We now compute the errors for this range of \(h\).

[12]:
set_log_level(LogLevel.ERROR)
[14]:
%%time
errors = []
for h in tqdm(h_range):
    # obtain the fem prior for this value of h
    μ, Σ = fem_prior(h,f_bar,k_f,grid)
    # compute the error between the true and fem prior
    error = W(μ,μ_star,Σ,C_true,C_true_sqrt)
    # append to errors
    errors.append(error)
100%|██████████| 30/30 [00:00<00:00, 46.23it/s]
CPU times: user 657 ms, sys: 3.44 ms, total: 660 ms
Wall time: 653 ms

We now analyse the results by plotting the errors on a log-log scale and using ordinary least squares regression to estimate the slope of the line of best fit. This gives us an estimate of the rate of convergence as if we assume:

\[W(\nu_{\star},\nu_{h})\leq\mathcal{O}(h^{p})\text{ as }h\rightarrow 0\]

then we have

\[W(\nu_{\star},\nu_{h})=Ch^{p}+\mathcal{O}(h^{p+1})\]
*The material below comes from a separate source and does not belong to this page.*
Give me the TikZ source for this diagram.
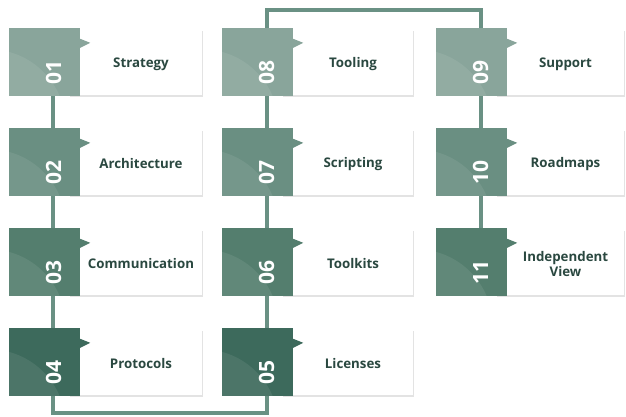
\documentclass[tikz,border=0pt]{standalone}
\usepackage{fontspec}
\setmainfont{Open Sans}
\usetikzlibrary{shadows,calc}
\definecolor{cA}{HTML}{89A59B}
\definecolor{cB}{HTML}{6A8F82}
\definecolor{cC}{HTML}{547E6E}
\definecolor{cD}{HTML}{3D6A5C}
\definecolor{lineC}{HTML}{6A9184}
\definecolor{txtC}{HTML}{2A4840}
\tikzset{
  sq/.style={minimum width=71pt, minimum height=68pt, inner sep=0pt, draw=none},
  lab/.style={font=\bfseries\fontsize{13.3}{15}\selectfont, text=txtC, align=center, inner sep=0pt},
  num/.style={font=\bfseries\fontsize{21}{22}\selectfont, text=white, inner sep=0pt, rotate=90},
  conn/.style={draw=lineC, line width=4pt},
  wbox/.style={fill=white, drop shadow={opacity=0.22, shadow xshift=0.8pt, shadow yshift=-1.8pt}},
}
% #1 name, #2 left, #3 top, #4 number, #5 label, #6 colour, #7 box right
\newcommand\mkitem[7]{%
  \path[wbox] (#2+60,#3+1.5) rectangle (#7,#3+67);
  \node[sq, fill=#6] (s#1) at (#2+35.5,#3+34) {};
  \begin{scope}
    \clip (s#1.south west) rectangle (s#1.north east);
    \fill[white, opacity=0.08] ([xshift=-20pt,yshift=-30pt]s#1.south west) circle (77pt);
  \end{scope}
  \fill[#6] ([yshift=-11pt]s#1.north east) -- ([xshift=10pt,yshift=-15pt]s#1.north east) -- ([yshift=-20pt]s#1.north east) -- cycle;
  \node[num] (n#1) at (#2+44.5,#3+45) {#4};
  \node[lab] (t#1) at ({(#2+71+#7)/2},#3+36) {#5};
}
\begin{document}
\begin{tikzpicture}[x=1pt,y=-1pt]
\fill[white] (0,0) rectangle (626,417);
\useasboundingbox (0,0) rectangle (626,417);
% items
\mkitem{01}{9}{28}{01}{Strategy}{cA}{202}
\mkitem{02}{9}{128}{02}{Architecture}{cB}{202}
\mkitem{03}{9}{228}{03}{Communication}{cC}{202}
\mkitem{04}{9}{328}{04}{Protocols}{cD}{202}
\mkitem{08}{222}{28}{08}{Tooling}{cA}{413}
\mkitem{07}{222}{128}{07}{Scripting}{cB}{413}
\mkitem{06}{222}{228}{06}{Toolkits}{cC}{413}
\mkitem{05}{222}{328}{05}{Licenses}{cD}{413}
\mkitem{09}{436}{28}{09}{Support}{cA}{624}
\mkitem{10}{436}{128}{10}{Roadmaps}{cB}{624}
\mkitem{11}{436}{228}{11}{Independent\\View}{cC}{624}
% connectors
\draw[conn] ([xshift=8pt]s01.south) -- ([xshift=8pt]s02.north);
\draw[conn] ([xshift=8pt]s02.south) -- ([xshift=8pt]s03.north);
\draw[conn] ([xshift=8pt]s03.south) -- ([xshift=8pt]s04.north);
\draw[conn] ([xshift=8pt]s04.south) -- ++(0,17) -| ([xshift=9pt]s05.south);
\draw[conn] ([xshift=9pt]s05.north) -- ([xshift=9pt]s06.south);
\draw[conn] ([xshift=9pt]s06.north) -- ([xshift=9pt]s07.south);
\draw[conn] ([xshift=9pt]s07.north) -- ([xshift=9pt]s08.south);
\draw[conn] ([xshift=9pt]s08.north) -- ++(0,-18) -| ([xshift=9pt]s09.north);
\draw[conn] ([xshift=9pt]s09.south) -- ([xshift=9pt]s10.north);
\draw[conn] ([xshift=9pt]s10.south) -- ([xshift=9pt]s11.north);
\end{tikzpicture}
\end{document}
from which it follows that:

\[\log W(\nu_{\star},\nu_{h})=p\log h + \log|C| + \mathcal{O}(h)\]

and so the slope is the rate of convergence \(p\). Our theory gives us \(p=2\) and so we should expect to obtain a slope of \(2\).

[15]:
errors = np.array(errors)
[16]:
log_h_range = np.log(h_range)
log_errors = np.log(errors)

# perform linear regression to get line of best fit for the log scales:
lm = linregress(log_h_range,log_errors)
print("slope: %f    intercept: %f    r value: %f     p value: %f" % (lm.slope, lm.intercept, lm.rvalue, lm.pvalue))

# plot line of best fit with the data:
x = np.linspace(np.min(log_h_range),np.max(log_h_range),100)
plt.scatter(log_h_range,log_errors,label='data')
plt.plot(x,lm.intercept + lm.slope * x, 'r', label='fitted line')
plt.plot(x,-1+2*x,'--',c='black',label='reference line')
plt.grid()
plt.legend()
plt.xlabel('$\log(h)$')
plt.ylabel('$\log(W)$')
plt.title('Plot of $\log(W)$ vs $\log(h)$')
# plt.savefig('1D_prior_results.png',dpi=300,bbox_inches='tight',facecolor="w")
plt.show()
slope: 2.000523    intercept: -2.184977    r value: 0.999881     p value: 0.000000
_images/02_oneDim_prior_results_25_1.png

We can see from the results above that we indeed obtain a slope of \(p=2\) for this example.